(Saved entries)
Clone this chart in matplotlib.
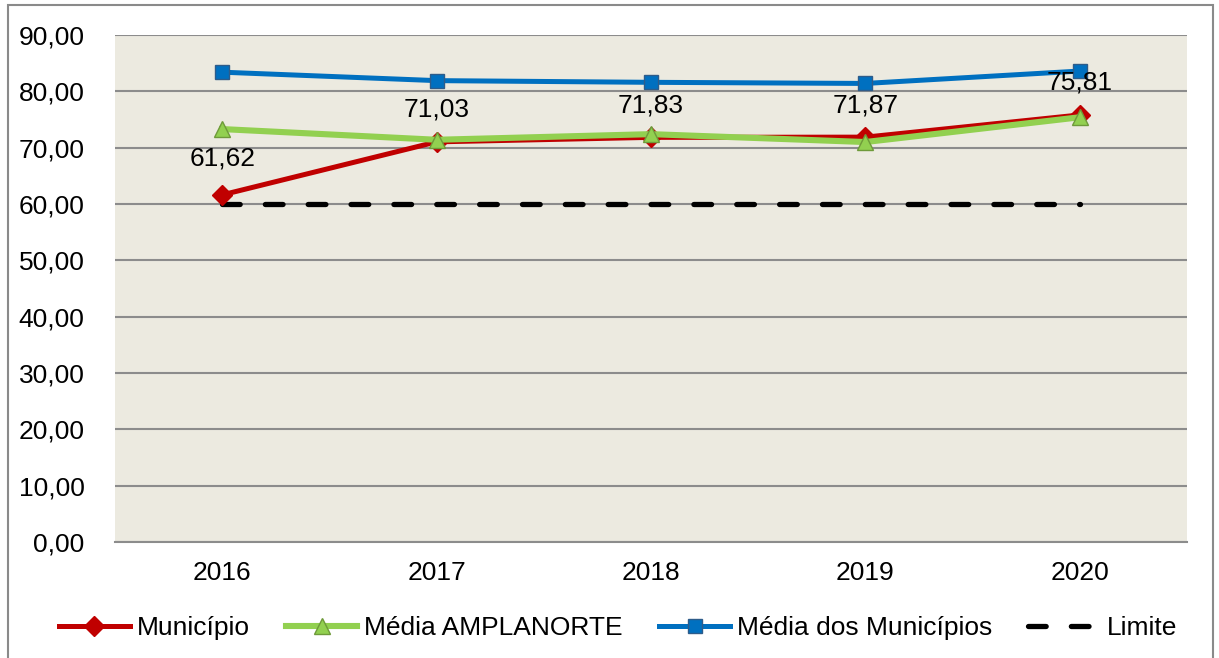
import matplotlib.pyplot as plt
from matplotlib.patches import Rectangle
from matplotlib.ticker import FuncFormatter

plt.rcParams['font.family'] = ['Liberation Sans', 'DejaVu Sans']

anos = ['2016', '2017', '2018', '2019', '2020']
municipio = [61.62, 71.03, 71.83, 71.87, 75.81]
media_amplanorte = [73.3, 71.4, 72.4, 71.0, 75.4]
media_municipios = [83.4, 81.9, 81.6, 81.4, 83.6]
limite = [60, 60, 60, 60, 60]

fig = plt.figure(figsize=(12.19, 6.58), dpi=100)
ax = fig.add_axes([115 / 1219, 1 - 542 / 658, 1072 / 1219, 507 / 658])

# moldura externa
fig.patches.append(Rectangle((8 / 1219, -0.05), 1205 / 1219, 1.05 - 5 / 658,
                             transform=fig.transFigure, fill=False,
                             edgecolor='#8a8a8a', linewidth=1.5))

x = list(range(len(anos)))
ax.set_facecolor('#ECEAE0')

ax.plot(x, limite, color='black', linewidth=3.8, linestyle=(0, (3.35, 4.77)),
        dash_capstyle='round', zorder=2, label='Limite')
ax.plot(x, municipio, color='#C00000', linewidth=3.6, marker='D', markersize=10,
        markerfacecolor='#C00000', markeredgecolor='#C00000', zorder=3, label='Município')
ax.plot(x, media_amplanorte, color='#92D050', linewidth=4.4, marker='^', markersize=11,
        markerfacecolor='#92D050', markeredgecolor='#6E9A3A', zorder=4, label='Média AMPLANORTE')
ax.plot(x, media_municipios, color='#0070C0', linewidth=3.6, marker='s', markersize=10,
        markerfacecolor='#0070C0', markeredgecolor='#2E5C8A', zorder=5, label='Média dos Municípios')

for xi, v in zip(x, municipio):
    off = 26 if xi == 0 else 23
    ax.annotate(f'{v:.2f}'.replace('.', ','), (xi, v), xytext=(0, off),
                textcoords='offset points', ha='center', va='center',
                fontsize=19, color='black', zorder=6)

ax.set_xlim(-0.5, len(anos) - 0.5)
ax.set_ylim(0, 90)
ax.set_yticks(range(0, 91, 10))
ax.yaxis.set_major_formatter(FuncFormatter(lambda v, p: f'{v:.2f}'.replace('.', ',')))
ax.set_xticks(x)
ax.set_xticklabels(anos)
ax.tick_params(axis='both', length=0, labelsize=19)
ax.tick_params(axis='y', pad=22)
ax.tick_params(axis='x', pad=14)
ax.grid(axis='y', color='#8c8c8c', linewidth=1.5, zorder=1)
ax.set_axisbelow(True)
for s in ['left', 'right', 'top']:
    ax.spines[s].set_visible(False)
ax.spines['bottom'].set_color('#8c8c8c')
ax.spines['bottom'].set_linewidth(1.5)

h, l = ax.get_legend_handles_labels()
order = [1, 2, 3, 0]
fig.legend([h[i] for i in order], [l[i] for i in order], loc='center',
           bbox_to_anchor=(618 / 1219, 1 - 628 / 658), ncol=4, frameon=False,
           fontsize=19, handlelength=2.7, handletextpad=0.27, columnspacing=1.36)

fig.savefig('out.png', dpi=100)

...

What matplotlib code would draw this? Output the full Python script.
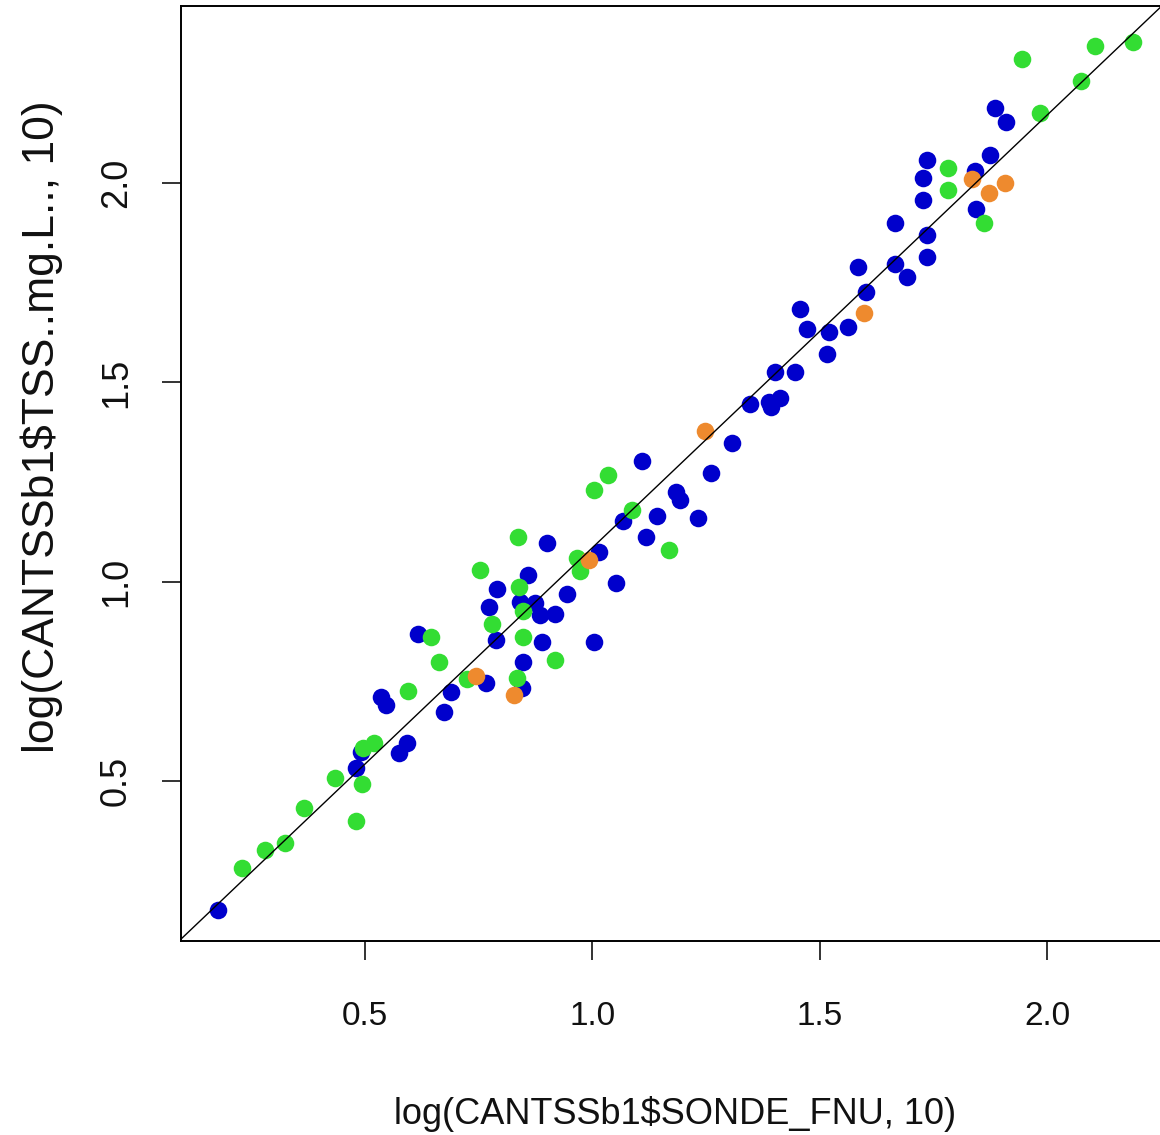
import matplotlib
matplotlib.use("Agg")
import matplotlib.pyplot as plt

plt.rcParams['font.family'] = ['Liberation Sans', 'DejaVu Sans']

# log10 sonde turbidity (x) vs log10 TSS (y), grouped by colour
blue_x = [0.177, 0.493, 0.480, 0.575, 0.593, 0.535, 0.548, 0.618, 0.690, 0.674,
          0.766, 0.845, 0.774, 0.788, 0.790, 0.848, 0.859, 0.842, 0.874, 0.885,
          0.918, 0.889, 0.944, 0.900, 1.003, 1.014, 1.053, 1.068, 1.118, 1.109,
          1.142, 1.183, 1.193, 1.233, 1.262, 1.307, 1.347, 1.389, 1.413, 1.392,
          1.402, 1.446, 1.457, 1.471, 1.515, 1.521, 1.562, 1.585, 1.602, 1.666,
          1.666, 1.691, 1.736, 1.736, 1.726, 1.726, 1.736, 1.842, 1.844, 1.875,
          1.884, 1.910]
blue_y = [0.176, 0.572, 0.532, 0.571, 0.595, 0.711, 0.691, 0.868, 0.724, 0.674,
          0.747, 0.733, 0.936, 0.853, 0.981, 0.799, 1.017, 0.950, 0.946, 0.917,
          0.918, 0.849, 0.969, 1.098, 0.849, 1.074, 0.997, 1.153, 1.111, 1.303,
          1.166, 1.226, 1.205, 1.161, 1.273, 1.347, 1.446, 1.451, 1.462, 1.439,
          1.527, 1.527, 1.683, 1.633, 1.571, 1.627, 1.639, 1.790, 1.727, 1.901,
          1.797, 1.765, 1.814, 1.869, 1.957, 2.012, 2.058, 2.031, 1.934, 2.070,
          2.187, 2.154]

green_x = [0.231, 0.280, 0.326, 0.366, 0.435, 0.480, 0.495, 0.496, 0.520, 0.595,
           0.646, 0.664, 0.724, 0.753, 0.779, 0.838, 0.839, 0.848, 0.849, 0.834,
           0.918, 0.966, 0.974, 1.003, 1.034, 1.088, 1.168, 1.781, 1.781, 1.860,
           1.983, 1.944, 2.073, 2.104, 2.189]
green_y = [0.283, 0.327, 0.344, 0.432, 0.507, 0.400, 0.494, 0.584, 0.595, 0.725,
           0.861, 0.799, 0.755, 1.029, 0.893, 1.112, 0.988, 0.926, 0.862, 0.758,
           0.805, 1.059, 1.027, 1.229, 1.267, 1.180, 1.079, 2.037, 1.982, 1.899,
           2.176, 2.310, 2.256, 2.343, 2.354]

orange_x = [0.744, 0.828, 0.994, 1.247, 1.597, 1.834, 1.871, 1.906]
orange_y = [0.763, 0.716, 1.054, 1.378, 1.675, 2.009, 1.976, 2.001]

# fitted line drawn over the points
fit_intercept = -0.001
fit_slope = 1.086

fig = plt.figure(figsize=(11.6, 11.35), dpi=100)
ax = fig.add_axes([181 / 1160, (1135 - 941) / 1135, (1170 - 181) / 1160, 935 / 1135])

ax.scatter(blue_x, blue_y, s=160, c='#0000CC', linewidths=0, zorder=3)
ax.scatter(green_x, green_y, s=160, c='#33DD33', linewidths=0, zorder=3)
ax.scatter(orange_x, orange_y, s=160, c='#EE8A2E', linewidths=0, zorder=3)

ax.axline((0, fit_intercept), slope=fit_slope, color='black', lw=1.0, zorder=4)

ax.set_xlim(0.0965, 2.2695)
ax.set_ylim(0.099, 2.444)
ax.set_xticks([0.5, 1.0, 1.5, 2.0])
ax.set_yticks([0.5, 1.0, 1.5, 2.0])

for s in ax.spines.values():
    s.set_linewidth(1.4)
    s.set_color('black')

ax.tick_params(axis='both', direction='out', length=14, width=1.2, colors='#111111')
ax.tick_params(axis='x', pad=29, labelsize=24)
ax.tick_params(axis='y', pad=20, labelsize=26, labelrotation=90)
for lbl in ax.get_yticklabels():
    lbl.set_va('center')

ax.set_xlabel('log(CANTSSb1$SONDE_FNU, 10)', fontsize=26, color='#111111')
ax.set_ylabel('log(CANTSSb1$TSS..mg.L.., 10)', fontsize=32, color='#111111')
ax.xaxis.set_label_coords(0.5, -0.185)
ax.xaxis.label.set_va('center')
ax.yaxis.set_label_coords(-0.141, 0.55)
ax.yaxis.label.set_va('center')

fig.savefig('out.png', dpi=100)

**OBJECTIVE**: Start at the line that contains "Clone this chart in matplotlib.", stop at the line that contains "fontsize=19, color='black', zorder=6)", and reproduce each line in that stretch exactly. Pictures are excluded.

**EXERCISE RESPONSE**:
Clone this chart in matplotlib.
import matplotlib.pyplot as plt
from matplotlib.patches import Rectangle
from matplotlib.ticker import FuncFormatter

plt.rcParams['font.family'] = ['Liberation Sans', 'DejaVu Sans']

anos = ['2016', '2017', '2018', '2019', '2020']
municipio = [61.62, 71.03, 71.83, 71.87, 75.81]
media_amplanorte = [73.3, 71.4, 72.4, 71.0, 75.4]
media_municipios = [83.4, 81.9, 81.6, 81.4, 83.6]
limite = [60, 60, 60, 60, 60]

fig = plt.figure(figsize=(12.19, 6.58), dpi=100)
ax = fig.add_axes([115 / 1219, 1 - 542 / 658, 1072 / 1219, 507 / 658])

# moldura externa
fig.patches.append(Rectangle((8 / 1219, -0.05), 1205 / 1219, 1.05 - 5 / 658,
                             transform=fig.transFigure, fill=False,
                             edgecolor='#8a8a8a', linewidth=1.5))

x = list(range(len(anos)))
ax.set_facecolor('#ECEAE0')

ax.plot(x, limite, color='black', linewidth=3.8, linestyle=(0, (3.35, 4.77)),
        dash_capstyle='round', zorder=2, label='Limite')
ax.plot(x, municipio, color='#C00000', linewidth=3.6, marker='D', markersize=10,
        markerfacecolor='#C00000', markeredgecolor='#C00000', zorder=3, label='Município')
ax.plot(x, media_amplanorte, color='#92D050', linewidth=4.4, marker='^', markersize=11,
        markerfacecolor='#92D050', markeredgecolor='#6E9A3A', zorder=4, label='Média AMPLANORTE')
ax.plot(x, media_municipios, color='#0070C0', linewidth=3.6, marker='s', markersize=10,
        markerfacecolor='#0070C0', markeredgecolor='#2E5C8A', zorder=5, label='Média dos Municípios')

for xi, v in zip(x, municipio):
    off = 26 if xi == 0 else 23
    ax.annotate(f'{v:.2f}'.replace('.', ','), (xi, v), xytext=(0, off),
                textcoords='offset points', ha='center', va='center',
                fontsize=19, color='black', zorder=6)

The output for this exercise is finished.